Thursday, May 22, 2008

Satu Gaya Wawancara Presiden

Betul. Setelah sampai di tempat yang telah ditentukan dan menunggu beberapa saat, Presiden Susilo Bambang Yudhoyono datang. Seperti biasa, dia dikawal oleh penjaga yang bersikap tidak familiar. Penjagaan semacam ini seakan ingin menjawab pertanyaan bahwa presiden tidak aman. Mungkin, sudut pandang penjaga, wartawan adalah ancaman bagi keselamatan presiden.

Pada kesempatan itu, Yudhoyono memberikan keterangan bahwa pada pukul 9.00 WIB tadi, Sekretaris Jenderal PBB Ban Ki Moon menelpon dirinya. Ada dua isu internasional yang mereka bicarakan. Mengenai kelanjutan hasil yang telah dicapai dalam konferensi perubahan iklim lalu. Kemudian, perkembangan demokrasi di Myanmar.

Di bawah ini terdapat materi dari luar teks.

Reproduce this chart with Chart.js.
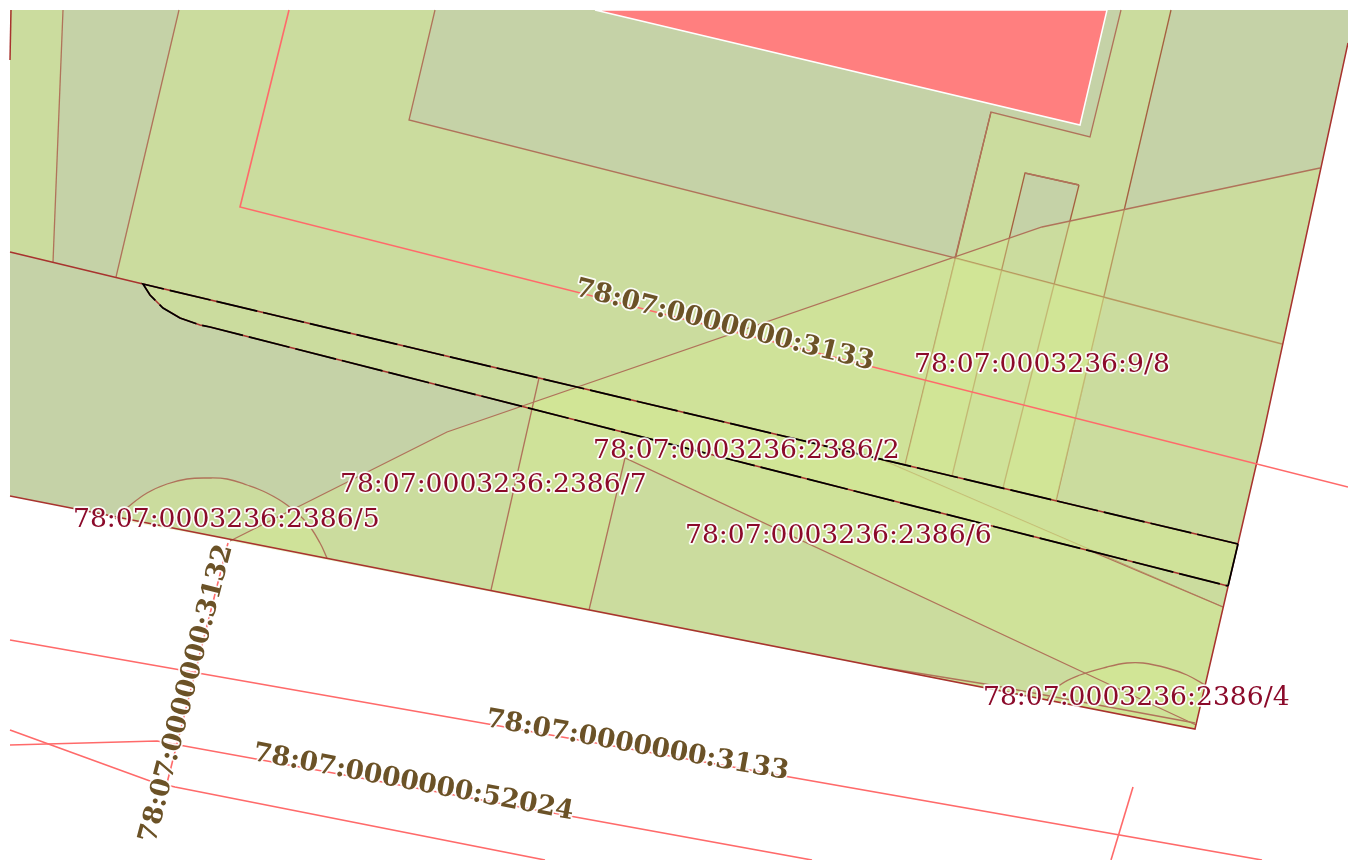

Sekarang ini Indonesia sudah amat maju. Dunia internasional memperhitungkan keberadaan negara yang sudah lima kali mengalami pergantian kepemimpinan ini. Bali dipilih menjadi tuan rumah. Tempat ini dipilih karena memiliki kelebihan ke-eksotis-an. Separuh lebih negara di dunia, menghadiri konferensi ini.

Pendapat-pendapat dari Indonesia menjadi bahan pertimbangan Perserikatan Bangsa Bangsa. Rekomendasi dari Indonesia menjadi acuan untuk perubahan iklim masa depan. Ini amat luar biasa kemajuan yang telah dicapai. Jaman penjajahan dulu, tentunya pribumi tidak merasakan pencapaian seperti sekarang ini.

Baik. Aku mau menceritakan bagaimana jalannya wawancara langsung dengan presiden di lobi kantor presiden itu. Yudhoyono berdiri dengan didampingi kedua juru bicara. Di sebelah kiri ada Dino Pati Jalal dan kanan Andi Malarangeng.

Sedangkan juru kamera mengambil posisi berhadapan dengan presiden. Sementara wartawan yang memegang tape recorder berjongkok di depan presiden.

Aku membayangkan, ini seperti jaman feodal. Di mana rakyat dipaksa bergelesotan di tanah saat raja datang. Begitu juga dengan wartawan ini, diatur-atur memberi kesan seragam dihadapan presiden.

Presiden berbicara amat panjang. Isi pembicaraannya mengenai pujian, permintaan dan pendapat kepada Ban Ki Moon saat berbincang melalui telepon itu. Karena terlalu panjang lebar, aku sempat berpikir, presiden tidak mengenal situasi saat itu.

Mestinya dia memahami bahwa pada saat berlangsung wawancara itu dirinya sedang tidak di mimbar pidato. Tapi, sedang berdiri. Banyak wartawan yang tidak kuat menahan beban di tangan yang membawa alat-alat rekaman. Apalagi posisi wartawan diatur duduk berjongkok di kaki presiden.

Tiga puluh menit pun lewat. Lega rasanya setelah wawancara yang posisinya tidak seimbang itu selesai. Para wartawan langsung mengerjakan tugasnya. Wartawan yang bekerja untuk media cetak, online seperti aku dan radio mentranskrip isi tape recorder. Sedangkan wartawan tivi duduk dan ngrumpi karena mereka tidak perlu cepat-cepat membuat naskah.